1) Get yourself some tracing paper to place between the window and the subject. This will act as a large diffusor, making the light and shadows softer and more pleasing.

2) Get yourself a large piece of white foam core. Cut the large sheet of foam core into two pieces using an Exacto knife (or razor blade or some such) and tape the two halves together with clear tape so that you can set it on the table in a "V" formation. You place this "V" card at the opposite end of where the natural light is coming in from the window to "bounce" light back into the food. This is most effective for tall foods, such as the cake posted at the top of the page.

3) You'll need to be sensitive to the time of day/quality of the daylight coming in through the window. This will affect the color temperature of the image. Cloudy/overcast days can throw a different color temperature than sunny days during the middle of the afternoon.

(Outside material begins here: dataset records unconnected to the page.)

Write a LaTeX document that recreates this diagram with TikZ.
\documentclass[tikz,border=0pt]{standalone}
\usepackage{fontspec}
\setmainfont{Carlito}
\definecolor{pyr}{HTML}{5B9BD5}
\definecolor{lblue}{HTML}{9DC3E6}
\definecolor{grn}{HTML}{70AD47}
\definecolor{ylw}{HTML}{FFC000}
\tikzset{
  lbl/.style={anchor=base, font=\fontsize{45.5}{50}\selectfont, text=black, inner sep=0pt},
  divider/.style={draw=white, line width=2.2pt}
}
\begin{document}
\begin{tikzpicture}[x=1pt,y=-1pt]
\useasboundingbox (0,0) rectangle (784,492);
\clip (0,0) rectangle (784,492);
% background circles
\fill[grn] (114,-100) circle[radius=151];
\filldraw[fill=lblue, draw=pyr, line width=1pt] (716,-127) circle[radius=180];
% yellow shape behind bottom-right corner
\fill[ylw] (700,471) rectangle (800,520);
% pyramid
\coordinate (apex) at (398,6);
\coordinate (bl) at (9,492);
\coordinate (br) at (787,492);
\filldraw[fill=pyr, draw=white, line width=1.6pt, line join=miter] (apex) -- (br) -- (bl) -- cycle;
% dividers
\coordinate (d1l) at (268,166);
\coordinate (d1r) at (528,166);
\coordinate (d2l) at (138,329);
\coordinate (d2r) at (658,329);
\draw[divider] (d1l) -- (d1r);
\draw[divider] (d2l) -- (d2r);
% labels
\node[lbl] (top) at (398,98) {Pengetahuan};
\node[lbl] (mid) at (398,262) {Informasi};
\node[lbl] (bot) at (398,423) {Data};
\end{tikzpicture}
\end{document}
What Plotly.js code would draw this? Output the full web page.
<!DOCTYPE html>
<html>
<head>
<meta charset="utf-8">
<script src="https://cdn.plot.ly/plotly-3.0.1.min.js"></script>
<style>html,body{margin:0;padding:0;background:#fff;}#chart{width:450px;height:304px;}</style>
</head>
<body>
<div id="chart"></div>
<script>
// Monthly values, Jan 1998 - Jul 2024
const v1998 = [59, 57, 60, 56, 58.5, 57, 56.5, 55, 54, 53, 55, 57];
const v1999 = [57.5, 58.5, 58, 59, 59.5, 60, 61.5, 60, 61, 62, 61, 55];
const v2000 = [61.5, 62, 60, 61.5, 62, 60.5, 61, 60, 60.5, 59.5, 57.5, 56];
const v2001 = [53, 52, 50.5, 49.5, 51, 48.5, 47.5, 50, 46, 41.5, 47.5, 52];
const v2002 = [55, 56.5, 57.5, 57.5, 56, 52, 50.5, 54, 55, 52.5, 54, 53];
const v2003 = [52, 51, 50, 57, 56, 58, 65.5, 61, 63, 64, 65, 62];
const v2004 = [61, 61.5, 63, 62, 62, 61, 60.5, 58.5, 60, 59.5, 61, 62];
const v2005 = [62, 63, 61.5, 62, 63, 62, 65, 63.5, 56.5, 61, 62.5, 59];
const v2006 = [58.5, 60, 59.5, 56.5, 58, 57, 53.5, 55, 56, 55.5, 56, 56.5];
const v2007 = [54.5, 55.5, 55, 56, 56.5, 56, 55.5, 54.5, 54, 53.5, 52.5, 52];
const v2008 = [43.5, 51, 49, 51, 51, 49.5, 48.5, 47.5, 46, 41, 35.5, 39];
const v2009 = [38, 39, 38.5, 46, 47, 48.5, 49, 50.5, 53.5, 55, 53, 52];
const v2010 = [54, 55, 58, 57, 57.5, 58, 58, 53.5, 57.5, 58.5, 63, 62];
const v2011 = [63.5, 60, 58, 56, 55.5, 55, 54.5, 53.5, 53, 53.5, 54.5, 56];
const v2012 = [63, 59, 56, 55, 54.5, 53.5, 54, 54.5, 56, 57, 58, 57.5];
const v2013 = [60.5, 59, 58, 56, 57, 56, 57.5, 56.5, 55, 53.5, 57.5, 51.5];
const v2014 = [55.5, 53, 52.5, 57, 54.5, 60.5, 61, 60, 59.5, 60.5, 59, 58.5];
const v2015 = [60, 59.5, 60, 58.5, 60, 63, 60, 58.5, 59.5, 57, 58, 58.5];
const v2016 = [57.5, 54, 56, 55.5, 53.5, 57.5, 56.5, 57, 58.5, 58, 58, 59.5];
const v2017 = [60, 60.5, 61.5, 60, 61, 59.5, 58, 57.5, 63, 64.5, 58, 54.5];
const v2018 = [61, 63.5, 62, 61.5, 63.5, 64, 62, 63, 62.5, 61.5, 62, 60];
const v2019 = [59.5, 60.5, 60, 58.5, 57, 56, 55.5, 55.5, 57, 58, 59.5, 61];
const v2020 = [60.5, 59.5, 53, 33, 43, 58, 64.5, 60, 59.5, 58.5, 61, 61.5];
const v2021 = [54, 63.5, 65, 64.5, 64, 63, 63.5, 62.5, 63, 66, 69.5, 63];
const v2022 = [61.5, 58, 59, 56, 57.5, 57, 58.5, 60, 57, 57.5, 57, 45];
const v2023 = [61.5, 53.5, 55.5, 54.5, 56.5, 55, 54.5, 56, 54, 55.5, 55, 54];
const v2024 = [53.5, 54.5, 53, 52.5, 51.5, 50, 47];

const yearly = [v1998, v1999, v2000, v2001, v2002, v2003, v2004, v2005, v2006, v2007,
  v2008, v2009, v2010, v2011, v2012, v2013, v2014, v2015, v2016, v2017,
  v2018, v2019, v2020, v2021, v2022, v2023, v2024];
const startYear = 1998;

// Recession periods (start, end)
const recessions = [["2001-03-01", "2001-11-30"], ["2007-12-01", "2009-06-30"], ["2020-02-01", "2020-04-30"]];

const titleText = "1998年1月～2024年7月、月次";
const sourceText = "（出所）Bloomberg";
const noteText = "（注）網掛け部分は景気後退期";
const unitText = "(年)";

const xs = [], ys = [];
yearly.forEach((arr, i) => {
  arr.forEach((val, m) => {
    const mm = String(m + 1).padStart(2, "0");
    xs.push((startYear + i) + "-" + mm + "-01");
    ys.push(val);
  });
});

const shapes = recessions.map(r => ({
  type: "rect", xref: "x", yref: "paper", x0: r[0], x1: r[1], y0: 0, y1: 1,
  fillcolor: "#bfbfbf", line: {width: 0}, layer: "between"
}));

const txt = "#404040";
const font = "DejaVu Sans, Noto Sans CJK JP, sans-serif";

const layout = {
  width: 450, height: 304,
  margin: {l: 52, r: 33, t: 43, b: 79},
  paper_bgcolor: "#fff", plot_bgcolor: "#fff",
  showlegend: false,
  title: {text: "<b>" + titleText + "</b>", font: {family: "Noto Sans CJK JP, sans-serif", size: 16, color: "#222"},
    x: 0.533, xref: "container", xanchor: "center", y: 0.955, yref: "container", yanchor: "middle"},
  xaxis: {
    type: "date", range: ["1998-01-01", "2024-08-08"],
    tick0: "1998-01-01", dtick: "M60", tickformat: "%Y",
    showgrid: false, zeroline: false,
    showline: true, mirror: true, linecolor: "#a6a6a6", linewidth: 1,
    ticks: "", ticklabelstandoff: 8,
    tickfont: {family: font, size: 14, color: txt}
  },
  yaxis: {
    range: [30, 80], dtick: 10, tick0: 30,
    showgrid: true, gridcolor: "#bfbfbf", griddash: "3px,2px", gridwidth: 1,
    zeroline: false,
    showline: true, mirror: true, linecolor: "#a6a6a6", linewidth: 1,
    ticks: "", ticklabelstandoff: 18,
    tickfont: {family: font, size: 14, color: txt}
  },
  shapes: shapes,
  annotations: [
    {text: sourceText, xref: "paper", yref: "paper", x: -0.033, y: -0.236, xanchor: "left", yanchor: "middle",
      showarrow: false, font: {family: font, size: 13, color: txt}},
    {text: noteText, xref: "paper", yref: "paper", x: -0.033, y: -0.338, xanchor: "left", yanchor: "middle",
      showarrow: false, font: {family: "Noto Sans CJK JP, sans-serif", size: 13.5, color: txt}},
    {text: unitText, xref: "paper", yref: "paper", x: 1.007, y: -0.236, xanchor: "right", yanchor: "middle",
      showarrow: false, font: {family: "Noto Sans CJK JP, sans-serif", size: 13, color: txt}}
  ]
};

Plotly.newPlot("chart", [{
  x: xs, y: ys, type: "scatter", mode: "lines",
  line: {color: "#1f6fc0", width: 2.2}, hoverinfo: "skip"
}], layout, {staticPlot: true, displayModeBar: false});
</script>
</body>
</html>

4) You'll want to minimize any other lighting falling on your subject (such as interior room lights, televisions, or monitors). If you don't, you can actually get multiple color casts on different parts of your image (blue-ish coming from the window and yellow-ish coming from incandescent interior lights).

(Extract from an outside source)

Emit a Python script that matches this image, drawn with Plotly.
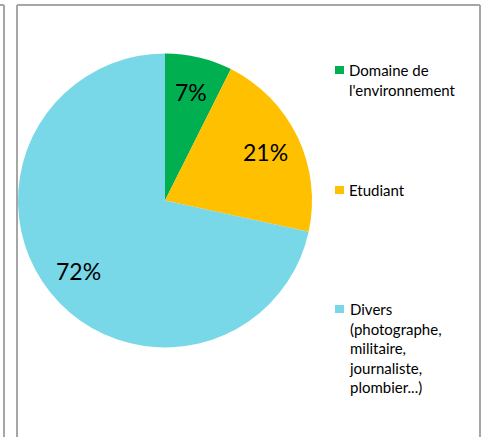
import math
import plotly.graph_objects as go

W, H = 486, 437

labels = ["Domaine de l'environnement", "Etudiant",
          "Divers (photographe, militaire, journaliste, plombier...)"]
legend_text = ["Domaine de<br>l'environnement", "Etudiant",
               "Divers<br>(photographe,<br>militaire,<br>journaliste,<br>plombier...)"]
values = [7.4, 21.0, 71.6]
colors = ["#00B050", "#FFC000", "#78D8E7"]
FONT = "Lato, 'Open Sans', sans-serif"
FRAME = "#a6a6a6"

CX, CY, R = 165, 200.5, 147


def px(x):
    return x / W


def py(y):
    return 1 - y / H


fig = go.Figure(go.Pie(
    labels=labels,
    values=values,
    marker={"colors": colors, "line": {"width": 0}},
    sort=False,
    direction="clockwise",
    rotation=0,
    textposition="none",
    showlegend=False,
    domain={"x": [px(CX - R), px(CX + R)], "y": [py(CY + R), py(CY - R)]},
    hoverinfo="label+percent",
))

annotations = []

# percentage labels along each slice's bisector, like the original
total = sum(values)
start = 0
for v in values:
    mid = (start + v / 2) / total * 2 * math.pi
    start += v
    annotations.append(dict(
        text=f"{round(100 * v / total)}%", xref="paper", yref="paper",
        x=px(CX + 0.76 * R * math.sin(mid)), y=py(CY - 0.76 * R * math.cos(mid)),
        xanchor="center", yanchor="middle", showarrow=False,
        font={"family": FONT, "size": 23, "color": "#000000"}))

# legend drawn by hand so the items spread down the side like the original
tops = [59, 179, 298]
shapes = []
for text, color, top in zip(legend_text, colors, tops):
    shapes.append(dict(type="rect", xref="paper", yref="paper",
                       x0=px(335), x1=px(344), y0=py(top + 7), y1=py(top + 15),
                       fillcolor=color, line={"width": 0}))
    annotations.append(dict(text=text, xref="paper", yref="paper",
                            x=px(347), y=py(top), xanchor="left", yanchor="top",
                            align="left", showarrow=False,
                            font={"family": FONT, "size": 15, "color": "#000000"}))

# chart frame lines
for x0, y0, x1, y1 in [(0, 5, 4, 5), (4, 5, 4, H), (17, 5, 480, 5),
                       (17, 5, 17, H), (480, 5, 480, H)]:
    shapes.append(dict(type="line", xref="paper", yref="paper",
                       x0=px(x0), y0=py(y0), x1=px(x1), y1=py(y1),
                       line={"color": FRAME, "width": 2}))

fig.update_layout(
    width=W, height=H,
    margin={"l": 0, "r": 0, "t": 0, "b": 0},
    paper_bgcolor="#ffffff",
    plot_bgcolor="#ffffff",
    shapes=shapes,
    annotations=annotations,
)
fig.write_html("out.html", config={"displayModeBar": False},
               post_script="document.body.style.margin='0';")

5) Buy yourself a "gray card" from a photography store (or online from someplace like Amazon / B&H Photo / Adorama). This will make setting your camera's custom white balance easier (if your camera supports that feature), or if your camera doesn't support custom white balance, you can take two exposures of the food in question, the first with the gray card placed in front of the food and the second without the gray card. Once in your photo editor of choice, you can set the white balance point using the first image and then copy those settings to your second image.